- Native name: Σαραντάπορος (Greek)

Location
- Country: Greece

Physical characteristics
- • location: Kamvounia mountains
- • location: Titarisios near Milea
- • coordinates: 40°02′10″N 22°06′41″E﻿ / ﻿40.0360°N 22.1113°E
- Length: approximately 20 km (12 mi)

Basin features
- Progression: Titarisios→ Pineios→ Aegean Sea

= Sarantaporos (Thessaly) =

The Sarantaporos (Σαραντάπορος) is a river in the southeastern part of the Kozani regional unit and the northern part of the Larissa regional unit, in northern Greece. Its source is in the eastern part of the Kamvounia mountains, southeast of the town of Servia. The river passes east of the village Sarantaporo and flows into the Titarisios near the village Milea.

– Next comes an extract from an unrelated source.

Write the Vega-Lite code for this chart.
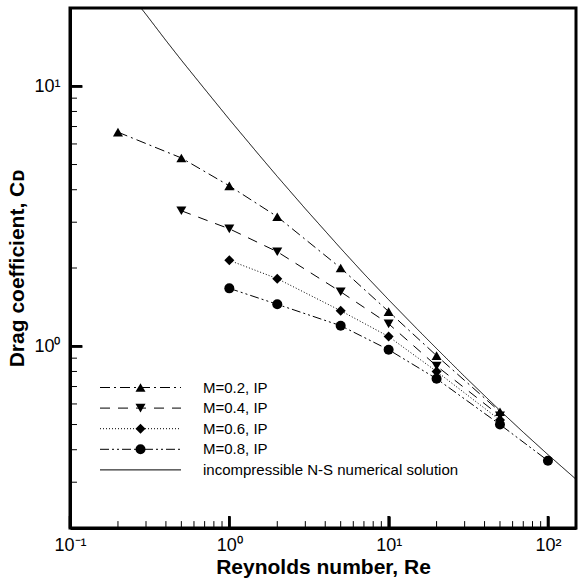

Part of the Greek National Road 3 (Larissa - Kozani - Florina - Niki) runs through the Sarantaporos valley.

It is believed that it was this pass about which Alexander I of Macedon sent to warn the Greek force that was attempting to block the Persian advance through the Tempe Valley. Although longer and more difficult, the Sarantaporos Pass would enable the Persians to outflank and bypass the Greeks at Tempe.